I Ride My Bike

I Ride My Bike

ByGroovy Green Sep 26, 2007

Enough with the gloom and doom over peak oil and climate change you say. You want an empowering story of change? Alright here’s an example of a personal adjustment I’ve made in my own life in an attempt to address both the above events because after all, the basic answer to both peak oil and climate change is roughly the same. Stop using fossil fuels; or at least cut way back on using them. But that’s so hard everyone says. It can’t be done. Nonsense. Or as Tom Athanasiou recently said, Change is necessary and because it is necessary it is possible.

I decided 2007 would be the year I got rid of my car.
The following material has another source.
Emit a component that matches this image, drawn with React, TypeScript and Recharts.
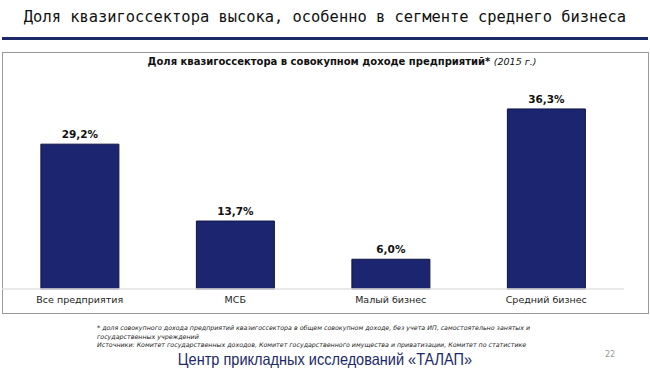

Not completely, but I’ve known for some time that driving a car keeps me dependent on the oil economy and pollutes this planet. I’ve known I needed to cut back on my automotive oil addiction. But it wasn’t until 2007 that I got serious about making change. Here are the numbers for the year so far.

At the beginning of the year I was driving 52 miles a day to work in a larger city nearby, and roughly 40 miles on the weekend.

300 miles a week. 15,600 miles a year.

Then I convinced my employer to let me adopt a 4 day work week.

248 miles a week. 12,896 miles a year. A 17% reduction.

Then I found a new job closer to home, and convinced my new employer to let me keep my 4 day work week.

120 miles a week. 6,240 miles a year. A 60% reduction.

Then I got a bike and started biking to work which further reduced my time in the car.

25 miles a week. 1,300 miles a year.

A total reduction of 91% a year! Now in addition to spending considerably less time in a metal box driving over asphalt I getting more exercise, and spending thousands of dollars less per year on auto related expenses, not to mention gas. I should add that these miles reflect my daily car usage. I have driven to the beach for vacation and to visit my parents a few towns away on occasion. I have also taken a train to Washington D.C. for a conference- there is more still to do in changing my habits, but I think a 91% reduction in daily driving is pretty great.

What made such a change possible? My mindset. I don’t live in an overly bike friendly town. I don’t have professional experience that companies are clamoring for. I’m a fairly ordinary guy who just wanted to change. And I did and you can too. It is the idea that we can’t change that is holding us back. That is all that stands between us and a reasonable response to peak oil and climate change.

“i used to fantasize about living in a healthier place, one where i could ride my bike, for example. then, one day, i started riding my bike. now, without having fled or escaped to anywhere, i live in a place where i can ride my bike.”